**The request**
Pull every "with" line out of the data below.

'''

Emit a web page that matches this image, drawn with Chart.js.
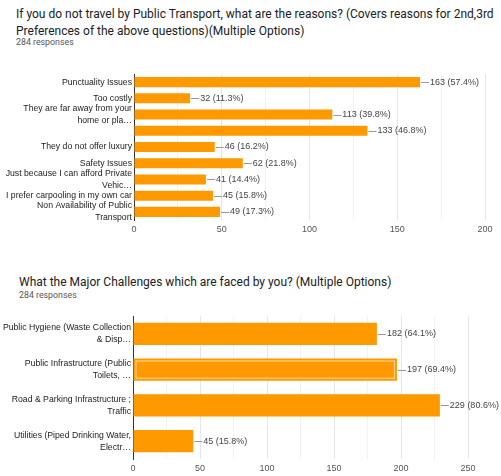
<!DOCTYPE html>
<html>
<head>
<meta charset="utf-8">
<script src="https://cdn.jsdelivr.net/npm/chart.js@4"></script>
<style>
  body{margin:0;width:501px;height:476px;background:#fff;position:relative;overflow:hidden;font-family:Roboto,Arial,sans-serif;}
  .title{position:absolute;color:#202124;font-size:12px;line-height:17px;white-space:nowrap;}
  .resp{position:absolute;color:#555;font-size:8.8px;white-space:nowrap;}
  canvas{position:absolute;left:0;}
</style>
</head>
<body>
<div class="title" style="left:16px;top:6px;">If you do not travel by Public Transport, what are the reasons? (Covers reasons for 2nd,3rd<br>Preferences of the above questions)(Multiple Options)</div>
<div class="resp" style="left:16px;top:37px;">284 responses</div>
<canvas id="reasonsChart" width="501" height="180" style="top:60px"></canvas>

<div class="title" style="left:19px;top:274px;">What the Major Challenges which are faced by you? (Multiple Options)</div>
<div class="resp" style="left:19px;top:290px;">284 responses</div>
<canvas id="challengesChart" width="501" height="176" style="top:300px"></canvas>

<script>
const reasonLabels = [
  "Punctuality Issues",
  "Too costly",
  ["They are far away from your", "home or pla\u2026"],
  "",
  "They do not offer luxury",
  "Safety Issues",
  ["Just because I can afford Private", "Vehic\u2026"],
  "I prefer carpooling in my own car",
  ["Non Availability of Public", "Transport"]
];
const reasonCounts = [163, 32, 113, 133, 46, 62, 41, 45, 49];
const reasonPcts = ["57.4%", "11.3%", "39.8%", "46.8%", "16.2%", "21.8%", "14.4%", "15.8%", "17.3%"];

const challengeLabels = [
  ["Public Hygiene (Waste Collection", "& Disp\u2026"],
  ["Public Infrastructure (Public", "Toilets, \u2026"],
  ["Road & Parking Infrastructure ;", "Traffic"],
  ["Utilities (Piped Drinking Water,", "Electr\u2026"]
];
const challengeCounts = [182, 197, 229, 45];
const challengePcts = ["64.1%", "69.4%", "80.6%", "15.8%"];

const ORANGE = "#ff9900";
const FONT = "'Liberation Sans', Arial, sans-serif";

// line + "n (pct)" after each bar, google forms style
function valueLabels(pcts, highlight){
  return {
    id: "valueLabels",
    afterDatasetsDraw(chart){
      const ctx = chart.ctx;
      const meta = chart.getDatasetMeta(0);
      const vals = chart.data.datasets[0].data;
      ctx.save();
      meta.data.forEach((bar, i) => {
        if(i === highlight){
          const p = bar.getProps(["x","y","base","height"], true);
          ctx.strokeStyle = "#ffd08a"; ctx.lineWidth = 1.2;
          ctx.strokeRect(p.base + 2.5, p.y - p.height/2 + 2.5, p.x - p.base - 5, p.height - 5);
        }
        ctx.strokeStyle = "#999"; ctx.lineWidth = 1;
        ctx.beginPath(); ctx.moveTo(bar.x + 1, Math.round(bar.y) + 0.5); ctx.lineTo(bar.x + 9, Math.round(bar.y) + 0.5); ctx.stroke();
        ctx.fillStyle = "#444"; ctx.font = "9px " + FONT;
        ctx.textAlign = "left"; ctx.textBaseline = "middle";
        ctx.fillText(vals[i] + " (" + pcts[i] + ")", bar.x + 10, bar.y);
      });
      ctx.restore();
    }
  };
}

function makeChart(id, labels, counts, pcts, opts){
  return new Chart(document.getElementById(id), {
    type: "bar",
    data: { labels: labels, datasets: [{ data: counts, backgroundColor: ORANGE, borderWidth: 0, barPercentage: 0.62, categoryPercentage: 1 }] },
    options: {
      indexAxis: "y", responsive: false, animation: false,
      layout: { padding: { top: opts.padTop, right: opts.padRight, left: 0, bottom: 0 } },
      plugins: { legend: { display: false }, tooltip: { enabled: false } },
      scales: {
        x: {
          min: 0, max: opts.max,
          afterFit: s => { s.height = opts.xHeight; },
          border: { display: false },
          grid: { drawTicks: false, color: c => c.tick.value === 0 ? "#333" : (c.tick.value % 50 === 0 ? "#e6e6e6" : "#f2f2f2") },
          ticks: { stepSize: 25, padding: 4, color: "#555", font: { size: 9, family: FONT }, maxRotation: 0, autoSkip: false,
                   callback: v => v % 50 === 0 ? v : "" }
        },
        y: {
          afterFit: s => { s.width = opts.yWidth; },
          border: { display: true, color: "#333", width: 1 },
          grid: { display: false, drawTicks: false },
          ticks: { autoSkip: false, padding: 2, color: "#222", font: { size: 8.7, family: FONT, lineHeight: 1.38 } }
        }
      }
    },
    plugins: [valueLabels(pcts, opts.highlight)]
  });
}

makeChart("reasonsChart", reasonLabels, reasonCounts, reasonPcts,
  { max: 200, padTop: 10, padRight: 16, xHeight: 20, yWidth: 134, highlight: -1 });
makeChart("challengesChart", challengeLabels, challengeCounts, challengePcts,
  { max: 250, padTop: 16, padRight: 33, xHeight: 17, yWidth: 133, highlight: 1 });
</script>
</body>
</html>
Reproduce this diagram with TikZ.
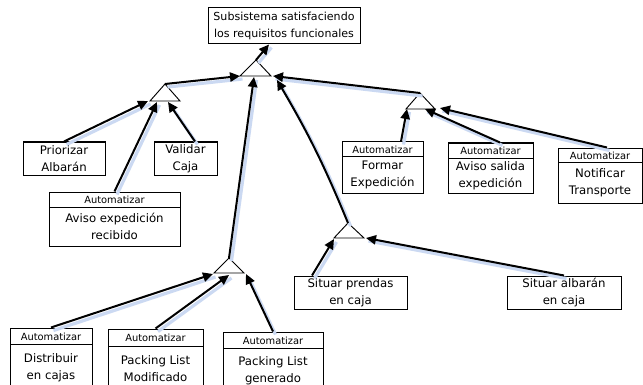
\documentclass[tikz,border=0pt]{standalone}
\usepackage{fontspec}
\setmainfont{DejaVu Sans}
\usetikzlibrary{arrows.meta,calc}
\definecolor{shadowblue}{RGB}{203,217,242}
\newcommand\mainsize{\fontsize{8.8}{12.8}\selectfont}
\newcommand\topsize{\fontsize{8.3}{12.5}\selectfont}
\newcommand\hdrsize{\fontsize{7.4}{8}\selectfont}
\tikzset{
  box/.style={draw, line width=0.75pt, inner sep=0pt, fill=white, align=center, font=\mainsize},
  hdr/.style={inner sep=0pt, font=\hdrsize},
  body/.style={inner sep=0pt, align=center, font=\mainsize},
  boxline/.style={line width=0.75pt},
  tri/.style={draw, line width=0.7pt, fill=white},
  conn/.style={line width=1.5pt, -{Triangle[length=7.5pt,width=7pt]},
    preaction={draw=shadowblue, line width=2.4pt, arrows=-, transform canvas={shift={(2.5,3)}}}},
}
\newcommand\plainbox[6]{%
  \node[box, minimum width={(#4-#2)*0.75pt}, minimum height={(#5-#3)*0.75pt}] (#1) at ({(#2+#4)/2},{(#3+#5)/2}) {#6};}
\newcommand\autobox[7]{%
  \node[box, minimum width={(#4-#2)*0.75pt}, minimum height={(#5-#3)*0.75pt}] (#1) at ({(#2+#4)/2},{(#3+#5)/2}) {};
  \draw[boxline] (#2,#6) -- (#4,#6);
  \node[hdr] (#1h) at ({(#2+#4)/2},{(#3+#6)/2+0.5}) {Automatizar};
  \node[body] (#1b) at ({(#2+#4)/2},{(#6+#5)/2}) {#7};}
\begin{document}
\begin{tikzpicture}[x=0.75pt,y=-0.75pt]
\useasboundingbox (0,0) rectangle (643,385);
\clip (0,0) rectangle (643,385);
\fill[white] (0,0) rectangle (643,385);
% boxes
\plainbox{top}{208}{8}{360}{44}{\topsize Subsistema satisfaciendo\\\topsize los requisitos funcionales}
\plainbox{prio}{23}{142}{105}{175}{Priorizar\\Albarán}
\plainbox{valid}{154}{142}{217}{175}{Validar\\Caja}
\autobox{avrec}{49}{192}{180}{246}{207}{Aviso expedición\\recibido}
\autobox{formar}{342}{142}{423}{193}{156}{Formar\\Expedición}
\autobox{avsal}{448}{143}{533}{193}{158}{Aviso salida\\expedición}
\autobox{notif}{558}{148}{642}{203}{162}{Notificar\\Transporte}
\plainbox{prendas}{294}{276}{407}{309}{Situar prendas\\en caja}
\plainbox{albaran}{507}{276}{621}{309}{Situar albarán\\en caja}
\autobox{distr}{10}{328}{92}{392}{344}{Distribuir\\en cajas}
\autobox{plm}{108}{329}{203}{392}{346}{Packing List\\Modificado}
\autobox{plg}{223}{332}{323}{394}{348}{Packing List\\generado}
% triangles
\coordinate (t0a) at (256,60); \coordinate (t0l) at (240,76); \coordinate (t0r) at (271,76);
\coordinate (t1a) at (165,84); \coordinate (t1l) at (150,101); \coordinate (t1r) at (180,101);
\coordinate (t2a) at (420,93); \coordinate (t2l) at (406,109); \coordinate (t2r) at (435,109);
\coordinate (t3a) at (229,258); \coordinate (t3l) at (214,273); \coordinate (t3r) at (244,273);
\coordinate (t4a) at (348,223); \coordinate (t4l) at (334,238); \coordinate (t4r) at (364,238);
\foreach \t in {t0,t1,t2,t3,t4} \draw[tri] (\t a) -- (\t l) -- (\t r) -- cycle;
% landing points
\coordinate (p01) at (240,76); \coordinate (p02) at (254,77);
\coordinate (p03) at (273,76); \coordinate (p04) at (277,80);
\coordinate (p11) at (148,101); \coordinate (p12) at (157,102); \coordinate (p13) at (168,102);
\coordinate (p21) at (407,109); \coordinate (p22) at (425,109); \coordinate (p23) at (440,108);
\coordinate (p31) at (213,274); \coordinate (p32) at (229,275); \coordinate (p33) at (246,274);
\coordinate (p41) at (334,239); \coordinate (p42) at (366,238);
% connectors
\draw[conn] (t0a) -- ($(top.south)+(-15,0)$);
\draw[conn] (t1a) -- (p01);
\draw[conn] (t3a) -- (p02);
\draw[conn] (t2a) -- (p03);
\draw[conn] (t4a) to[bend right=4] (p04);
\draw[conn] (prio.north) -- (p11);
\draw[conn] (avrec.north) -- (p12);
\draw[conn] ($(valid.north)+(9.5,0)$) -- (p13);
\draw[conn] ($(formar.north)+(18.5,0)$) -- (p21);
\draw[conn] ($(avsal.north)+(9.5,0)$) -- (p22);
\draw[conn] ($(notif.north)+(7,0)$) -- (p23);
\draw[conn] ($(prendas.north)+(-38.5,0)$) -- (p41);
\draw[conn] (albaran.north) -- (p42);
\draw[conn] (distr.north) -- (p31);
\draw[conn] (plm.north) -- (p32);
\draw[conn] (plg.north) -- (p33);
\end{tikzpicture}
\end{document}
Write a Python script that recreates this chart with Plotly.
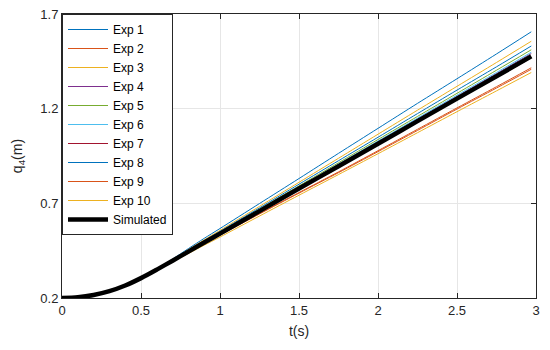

'''

**Exercise output**
Emit a web page that matches this image, drawn with Chart.js.
Reproduce this diagram with TikZ.
Write a Python script that recreates this chart with Plotly.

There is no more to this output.